In recent years, with the development of artificial intelligence techniques, artificial neural networks and Adalines [11], [18], [19] have been used for tracking time varying harmonics buried in noise. The Adaline structure as shown in Fig. 1, also known as a linear combiner, is preferred due to its simple structure and ease of computation in comparison to other known and widely used techniques. Therefore, it is preferred as a real-time computational approach for the estimation of fundamental and harmonic phasors in power networks. However, one of the drawbacks in the earlier least mean square (LMS) based learning algorithms is the tracking error, introduced due to the non-stationary nature of the signal, i.e. sudden changes in frequency, phase and amplitude of the fundamental and harmonic components, and the presence of noise in the power signal. This paper, therefore, presents a modified Adaline structure, where the parameters are estimated by minimizing a weighted squared error cost function. Instead of conventional improved Widrow–Hoff rule, the unknown parameters are updated by a recursive Newton-type algorithm weighted by a variable forgetting factor. The technique proposed in this paper is classified as a new passive islanding detection method based on the modified Adaline [11], that uses a fast Gauss–Newton recursive weight updating rule (GNADA) [27] and adaptive neuro-fuzzy information system (ANFIS). It is to be noted that an analogous Gauss–Newton approach has already been investigated in [27], but suffers from inaccuracies as the fundamental frequency estimation does not take into account a frequency correction factor that is associated with the changing forgetting factor. Therefore, the earlier technique has been modified in the present paper to make the computation of frequency and phasors more accurate and robust for islanding detection in distributed generation systems.

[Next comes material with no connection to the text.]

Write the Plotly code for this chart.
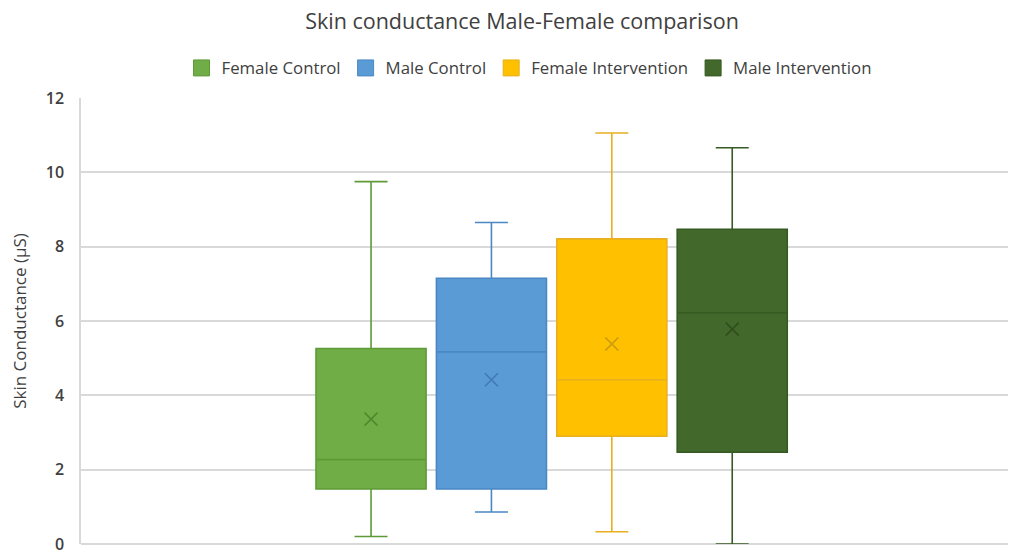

The proposed method is very efficient in accurately classifying the various disturbances such as islanding and non-islanding (i.e. capacitor bank switching, unbalanced load switching, fault switching, etc.), even with a very large variation of wind speed and active power mismatch with a very high classification accuracy as compared to some of the traditional techniques. The paper is organized in ten sections. Apart from the introduction in Section 1, the description of the system under study has been done in Section 2. In Section 3, the proposed hybrid Gauss–Newton linear combiner (HGNLC) algorithm is described for target feature extraction. Section 4 presents the computer simulation results showing clearly the impact of wide range of variation of wind speed and active power mismatch on the various parameters like the HAF_i, HAF_v, THD_i, THD_v, and negative sequence power (NSP) at the target DG terminals, particularly for the DFIG based wind power generating system. Section 5 is dedicated to describe the ANFIS training and testing procedure whereas, Section 6 describes the non-detection zone of the islanding. Section 7 describes the performance evaluation of the proposed method, and the concluding remarks are presented in Section 8.